Mauritania

December 22, 2015

The Port de Peche (fishing port) by Nouakchott, Mauritania.

British Foreign Office's map of dangerous Mauritania
Along with the always nervous US State Dept. even the braver British Foreign Office says to stay away from this impoverished, semi-Arab, west African country with its porous western Sahara and Sahal borders that allow nefarious groups to operate.

I confined my travels to the allegedly less dangerous Nouakchott area. I believe my greater risk may have been all the reckless driving, rather than a targeted attack or occasional kidnapping.

Online you will see estimates that between 4% and 20% of Mauritania's population live in slavery, the highest proportion of any country in the world. Slavery was not officially abolished until 1981 and anti-slavery activists appear to be subjected to considerable harassment.



The Islamic Republic of Mauritania suffers periodic coups but here is the Parliament building.

A surprisingly large new US embassy complex is under construction. The British do not even have an embassy in Mauritania, although the French are prominent in this former part of French West Africa.

Women often wear a very long, colorful fabric wrapped around the body and then around again to cover the head (but not face). These three are walking past my guide Ali. Mauritanians were not receptive to photography.

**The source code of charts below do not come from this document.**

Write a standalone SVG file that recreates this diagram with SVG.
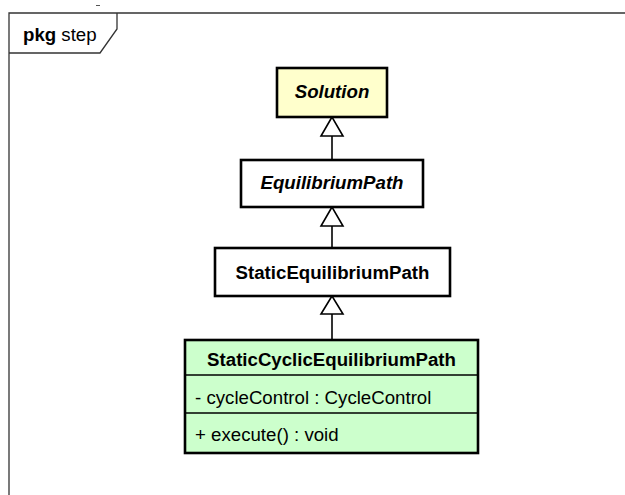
<svg xmlns="http://www.w3.org/2000/svg" width="625" height="495" viewBox="0 0 625 495">
  <style>
    .frame { fill: none; stroke: #333333; stroke-width: 1.3; }
    .box { stroke: #000000; stroke-width: 2.6; }
    .sep { stroke: #000000; stroke-width: 1.3; }
    .edge { stroke: #000000; stroke-width: 1.6; fill: none; }
    .head { fill: #ffffff; stroke: #000000; stroke-width: 1.6; }
    text { font-family: "Liberation Sans", Arial, sans-serif; font-size: 18.67px; fill: #000000; }
    .title { font-weight: bold; text-anchor: middle; }
    .abstract { font-style: italic; }
  </style>

  <rect width="625" height="495" fill="#ffffff"/>

  <!-- package frame with name tab -->
  <g id="pkg-step">
    <path class="frame" d="M9,495 V13 H625"/>
    <path class="frame" d="M9,53 H100 L117,29 V13"/>
    <text x="23" y="41" font-size="18"><tspan font-weight="bold">pkg</tspan> step</text>
    <line x1="96" y1="5.5" x2="100" y2="5.5" stroke="#555555" stroke-width="1"/>
  </g>

  <!-- generalization connectors -->
  <g id="connectors">
    <line class="edge" x1="332" y1="136" x2="332" y2="160"/>
    <polygon class="head" points="332,117 321,136 343,136"/>
    <line class="edge" x1="332" y1="226" x2="332" y2="248"/>
    <polygon class="head" points="332,207 321,226 343,226"/>
    <line class="edge" x1="332" y1="314" x2="332" y2="340"/>
    <polygon class="head" points="332,296 321,314 343,314"/>
  </g>

  <g id="Solution">
    <rect class="box" x="277" y="68" width="110" height="49" fill="#ffffcc"/>
    <text class="title abstract" x="332" y="98">Solution</text>
  </g>

  <g id="EquilibriumPath">
    <rect class="box" x="241" y="160" width="182" height="47" fill="#ffffff"/>
    <text class="title abstract" x="332" y="189">EquilibriumPath</text>
  </g>

  <g id="StaticEquilibriumPath">
    <rect class="box" x="215" y="248" width="235" height="48" fill="#ffffff"/>
    <text class="title" x="332.5" y="279">StaticEquilibriumPath</text>
  </g>

  <g id="StaticCyclicEquilibriumPath">
    <rect class="box" x="185" y="340" width="293" height="113" fill="#ccffcc"/>
    <line class="sep" x1="185" y1="375" x2="478" y2="375"/>
    <line class="sep" x1="185" y1="413" x2="478" y2="413"/>
    <text class="title" x="331.5" y="366">StaticCyclicEquilibriumPath</text>
    <text x="195" y="404">- cycleControl : CycleControl</text>
    <text x="195" y="441">+ execute() : void</text>
  </g>
</svg>
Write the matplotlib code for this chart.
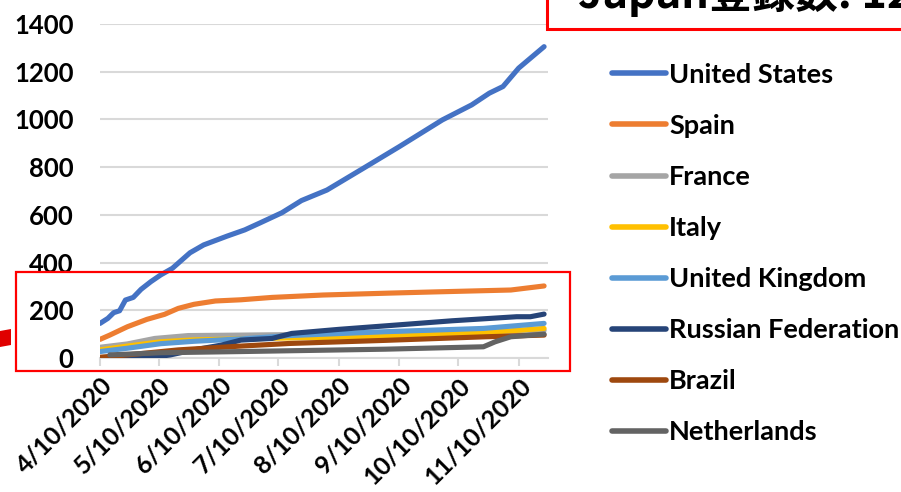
import matplotlib
matplotlib.use("Agg")
import matplotlib.pyplot as plt
from matplotlib.patches import Rectangle, Polygon

plt.rcParams['font.family'] = ['Lato', 'Noto Sans CJK JP', 'DejaVu Sans']

# ---- data (x = days since 4/10/2020) ----
tick_days = [0, 30, 61, 91, 122, 153, 183, 214]
tick_labels = ["4/10/2020", "5/10/2020", "6/10/2020", "7/10/2020",
               "8/10/2020", "9/10/2020", "10/10/2020", "11/10/2020"]

us_days = [0, 4, 7, 10, 13, 17, 21, 26, 31, 37, 46, 53, 65, 74, 82, 93, 103, 116, 136, 153, 175, 190, 199, 206, 214, 227]
us_vals = [145, 166, 190, 198, 243, 254, 288, 320, 348, 376, 441, 474, 511, 537, 567, 609, 660, 704, 802, 886, 998, 1061, 1110, 1138, 1215, 1305]

spain_days = [0, 5, 14, 24, 33, 40, 48, 59, 72, 88, 114, 148, 171, 210, 227]
spain_vals = [78, 96, 131, 162, 183, 208, 225, 239, 244, 254, 264, 272, 277, 285, 302]

france_days = [0, 14, 28, 45, 72, 150, 200, 215, 227]
france_vals = [45, 59, 82, 94, 96, 102, 106, 110, 116]

italy_days = [0, 14, 31, 48, 72, 97, 145, 196, 227]
italy_vals = [34, 50, 68, 76, 80, 84, 90, 106, 124]

uk_days = [0, 14, 31, 48, 72, 97, 145, 196, 227]
uk_vals = [27, 41, 60, 70, 80, 94, 110, 124, 145]

russia_days = [0, 20, 29, 36, 48, 62, 72, 88, 98, 122, 148, 180, 213, 220, 227]
russia_vals = [2, 3, 5, 13, 34, 54, 75, 82, 103, 120, 136, 156, 173, 173, 184]

brazil_days = [0, 14, 40, 72, 97, 146, 197, 227]
brazil_vals = [3, 13, 34, 50, 61, 74, 89, 96]

neth_days = [5, 31, 72, 146, 196, 202, 210, 227]
neth_vals = [13, 22, 27, 37, 47, 68, 89, 100]

series = [
    ("United States", us_days, us_vals, "#4472C4"),
    ("Spain", spain_days, spain_vals, "#ED7D31"),
    ("France", france_days, france_vals, "#A5A5A5"),
    ("Italy", italy_days, italy_vals, "#FFC000"),
    ("United Kingdom", uk_days, uk_vals, "#5B9BD5"),
    ("Russian Federation", russia_days, russia_vals, "#264478"),
    ("Brazil", brazil_days, brazil_vals, "#9E480E"),
    ("Netherlands", neth_days, neth_vals, "#636363"),
]

W, H = 901, 492
fig = plt.figure(figsize=(W / 100, H / 100), dpi=100)
ax = fig.add_axes([100 / W, 1 - 358 / H, 448 / W, (358 - 24) / H])

for name, d, v, c in series:
    ax.plot(d, v, color=c, lw=3.7, solid_capstyle='round', solid_joinstyle='round', label=name, zorder=3)

ax.set_xlim(0, 229)
ax.set_ylim(0, 1400)
ax.set_yticks(range(0, 1401, 200))
ax.yaxis.grid(True, color="#D9D9D9", lw=1.5)
ax.set_axisbelow(True)
for s in ["top", "right", "left"]:
    ax.spines[s].set_visible(False)
ax.spines["bottom"].set_color("#D9D9D9")
ax.spines["bottom"].set_linewidth(1.5)
ax.tick_params(axis='y', length=0, pad=19, labelsize=18.5)
ax.tick_params(axis='x', length=6, width=1.5, color="#D9D9D9", pad=5, labelsize=18)
ax.set_xticks(tick_days)
ax.set_xticklabels(tick_labels, rotation=45, ha='right', va='top', rotation_mode='anchor')
for lab in ax.get_xticklabels() + ax.get_yticklabels():
    lab.set_fontweight('bold')

leg = fig.legend(loc='upper left', bbox_to_anchor=(601 / W, 1 - 52 / H), frameon=False,
                 prop={'size': 19.5, 'weight': 'bold'}, handlelength=2.0, handletextpad=0.12,
                 labelspacing=1.0, borderaxespad=0)
for l in leg.get_lines():
    l.set_linewidth(4)

# red highlight rectangle
fig.patches.append(Rectangle((16 / W, 1 - 371 / H), (570 - 16) / W, (371 - 272) / H,
                             transform=fig.transFigure, fill=False, edgecolor='#FF0000', lw=1.6, zorder=5))
# red mark at left edge
fig.patches.append(Polygon([(0, 1 - 331 / H), (11 / W, 1 - 329 / H), (11 / W, 1 - 345 / H), (0, 1 - 347 / H)],
                           closed=True, transform=fig.transFigure, facecolor='#E00000', edgecolor='none', zorder=5))
# title box (cut off at top)
fig.patches.append(Rectangle((547 / W, 1 - 29 / H), 400 / W, 60 / H,
                             transform=fig.transFigure, facecolor='white', edgecolor='#FF0000', lw=2.2, zorder=6))
fig.text(578 / W, 1 - 8 / H, "Japan登録数: 12", fontsize=31, fontweight='bold', ha='left', va='baseline',
         family=['Noto Sans CJK JP', 'DejaVu Sans'], zorder=7)

fig.savefig("out.png", dpi=100)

Streets were dusty and usually filled with many more cars than in this early morning photo.

The main market (Marche Capitale) was big and, how to put it charitably, not as hygienic or photogenic as such markets often are. A couple of stalls had stacks of men's outer dress ― a loose, flowing, wide-sleeved robe called a boubou, usually white or blue in Mauritania ― and those were the most attractive displays. See photo below.